“Photographs, which cannot themselves explain anything, are inexhaustible invitations to deduction, speculation, and fantasy.”
– Susan Sontag
I’m reading Sontag’s seminal work “On Photography” and finding it thought provoking.
She is making a point here that our photograph-dominated culture has created a view of social reality that is a series of unrelated anecdotes, undermining a sense of continuity. Each photograph is a discrete and arbitrary framing of reality which presents us with the opportunity to seek what is beyond it. The photograph hides more than it reveals – it can never reveal the underlying reality of what it depicts. Instead it presents a surface level view, which invites the “deduction, speculation, and fantasy” mentioned above.
Therein lies our fascination with the medium.
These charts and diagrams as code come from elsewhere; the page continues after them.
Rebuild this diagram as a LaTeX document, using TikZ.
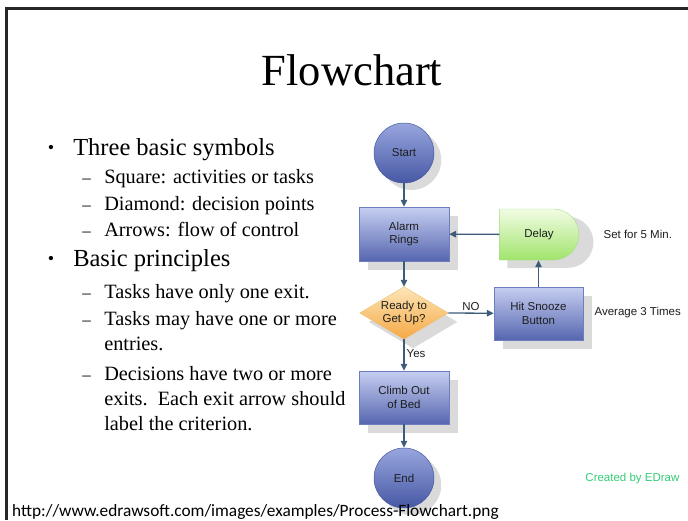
\documentclass[tikz,border=0pt]{standalone}
\usepackage{fontspec}
\setmainfont{Liberation Serif}
\newfontfamily\chartfont{Liberation Sans}
\newfontfamily\sourcefont{Carlito}
\usetikzlibrary{arrows.meta,shapes.misc,backgrounds,positioning}

\definecolor{boxtop}{RGB}{198,207,241}
\definecolor{boxbot}{RGB}{86,102,176}
\definecolor{boxedge}{RGB}{110,125,190}
\definecolor{termtop}{RGB}{152,166,222}
\definecolor{termbot}{RGB}{70,88,164}
\definecolor{delaytop}{RGB}{242,252,228}
\definecolor{delaybot}{RGB}{160,228,108}
\definecolor{delayedge}{RGB}{170,220,140}
\definecolor{diamtop}{RGB}{253,230,184}
\definecolor{diambot}{RGB}{245,168,68}
\definecolor{diamedge}{RGB}{240,190,120}
\definecolor{flowline}{RGB}{62,92,122}
\definecolor{shadowgray}{RGB}{218,218,218}
\definecolor{charttext}{RGB}{30,30,30}
\definecolor{edrawgreen}{RGB}{52,204,118}

\newcommand{\dotmark}{\makebox[26pt][l]{\hspace{0.5pt}\raisebox{0.08em}{\fontsize{18}{18}\selectfont\textbullet}}}
\newcommand{\dashmark}{\makebox[22pt][l]{\fontsize{17}{17}\selectfont--}}

\tikzset{every picture/.style={line width=0.5pt}}
\tikzset{
  chart/.style={font=\chartfont\fontsize{11.5}{13.5}\selectfont, text=charttext, align=center},
  process/.style={chart, rectangle, minimum width=90pt, minimum height=54pt, top color=boxtop, bottom color=boxbot, draw=boxedge, line width=0.4pt},
  terminal/.style={chart, circle, minimum size=60pt, inner sep=0pt, top color=termtop, bottom color=termbot, draw=termedge},
  delaybox/.style={chart, rounded rectangle, rounded rectangle left arc=none, minimum width=86pt, minimum height=51pt, top color=delaytop, bottom color=delaybot, draw=delayedge, line width=0.4pt},
  flow/.style={draw=flowline, line width=1.3pt, -{Triangle[length=7pt,width=6.5pt]}},
  shade/.style={fill=shadowgray},
  toplevel/.style={anchor=base west, inner sep=0pt, font=\fontsize{24.5}{28}\selectfont},
  sublevel/.style={anchor=base west, inner sep=0pt, font=\fontsize{20.3}{24}\selectfont}
}
\colorlet{termedge}{termbot}

\begin{document}
\begin{tikzpicture}[x=1pt,y=1pt,yscale=-1]
        \useasboundingbox (0,0) rectangle (688,520);
        %Frame
        \draw [line width=2.5pt, black!85] (6.5,520) -- (6.5,8.5) -- (688,8.5);
        %Title
        \node [anchor=base, inner sep=0pt, font=\fontsize{44.5}{50}\selectfont] (title) at (352,85) {Flowchart};

        %Bullets
        \node [toplevel] (symbols) at (47,155) {\dotmark Three basic symbols};
        \node [sublevel] (square) at (82,183) {\dashmark Square: activities or tasks};
        \node [sublevel] (diamond) at (82,210) {\dashmark Diamond: decision points};
        \node [sublevel] (arrows) at (82,236) {\dashmark Arrows: flow of control};
        \node [toplevel] (principles) at (47,266) {\dotmark Basic principles};
        \node [sublevel] (oneexit) at (82,298) {\dashmark Tasks have only one exit.};
        \node [sublevel] (entries) at (82,325) {\dashmark Tasks may have one or more};
        \node [sublevel] (entriesb) at (104,350) {entries.};
        \node [sublevel] (decisions) at (82,380) {\dashmark Decisions have two or more};
        \node [sublevel] (decisionsb) at (104,405) {exits.\ \ Each exit arrow should};
        \node [sublevel] (decisionsc) at (104,430) {label the criterion.};

        %Flowchart
        \node [terminal] (start) at (404,153) {Start};
        \node [process] (alarm) at (404,234) {Alarm\\Rings};
        \node [delaybox] (delay) at (539,234.5) {Delay};
        \node [chart, rectangle, minimum width=88pt, minimum height=52pt, inner sep=0pt] (ready) at (404,313) {Ready to\\Get Up?};
        \node [process, minimum width=89pt, minimum height=53pt] (snooze) at (538.5,313.5) {Hit Snooze\\Button};
        \node [process, minimum height=53pt] (climb) at (404,397.5) {Climb Out\\of Bed};
        \node [terminal] (end) at (404,478) {End};

        %Notes
        \node [chart, anchor=west] (delaynote) at (600,234) {Set for 5 Min.};
        \node [chart, anchor=west] (snoozenote) at (591,313) {Average 3 Times};
        \node [chart, anchor=east, text=edrawgreen] (credit) at (683,479) {Created by EDraw};
        \node [anchor=base west, inner sep=0pt, font=\sourcefont\fontsize{17.3}{20}\selectfont] (source) at (12,516) {http://www.edrawsoft.com/images/examples/Process-Flowchart.png};

        %Connectors
        \draw [flow] (start) -- (alarm);
        \draw [flow] (alarm) -- (ready.north);
        \draw [flow] (delay) -- (alarm);
        \draw [flow] (ready.east) -- node [chart, above, pos=0.5, inner sep=2pt] (nolabel) {NO} (snooze);
        \draw [flow] (snooze) -- (snooze |- delay.south);
        \draw [flow] (ready.south) -- node [chart, right, pos=0.45, inner sep=2pt] (yeslabel) {Yes} (climb);
        \draw [flow] (climb) -- (end);

        %Shadows and diamond
        \begin{scope}[on background layer]
        \fill [shade] ([shift={(7,7)}]start.east) arc [start angle=0, end angle=360, radius=30];
        \fill [shade] ([shift={(7,7)}]end.east) arc [start angle=0, end angle=360, radius=30];
        \fill [shade] ([shift={(9,9)}]alarm.south west) rectangle ([shift={(9,9)}]alarm.north east);
        \fill [shade] ([shift={(9,9)}]snooze.south west) rectangle ([shift={(9,9)}]snooze.north east);
        \fill [shade] ([shift={(9,9)}]climb.south west) rectangle ([shift={(9,9)}]climb.north east);
        \fill [shade] ([shift={(8,8)}]delay.south west) -- ([shift={(8,8)}]delay.north west) -- ++(60.5,0) arc [start angle=-90, end angle=90, radius=25.5] -- cycle;
        \fill [shade] ([shift={(9,9)}]ready.north) -- ([shift={(9,9)}]ready.east) -- ([shift={(9,9)}]ready.south) -- ([shift={(9,9)}]ready.west) -- cycle;
        \path [top color=diamtop, bottom color=diambot, draw=diamedge, line width=0.4pt] (ready.north) -- (ready.east) -- (ready.south) -- (ready.west) -- cycle;
        \end{scope}
\end{tikzpicture}
\end{document}
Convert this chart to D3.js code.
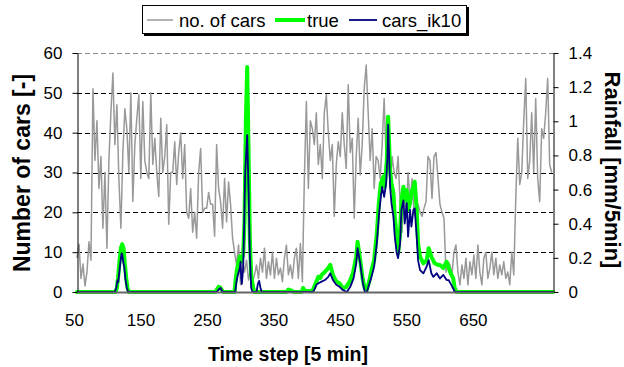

I think there is a unique relationship between photography and the world that does not exist between painting and it’s subjects. There is a literal and obvious way in which the camera records reality – initially we are tempted to accept what the camera captures as reality. Yet a photogaph’s ability to explain reality is so compromised that it inevitably triggers our efforts to understand the underlying story in a way which is irresistible.
Sontag accuses industrial nations of turning their citizens into “image-junkies” which she terms the most irresistible form of “mental pollution”.
More on this to come… but I find her discussion of the way in which photography has changed how we see and actually experience the world around us fascinating. I hope I’m not contributing too much to the sea of mental pollution out there!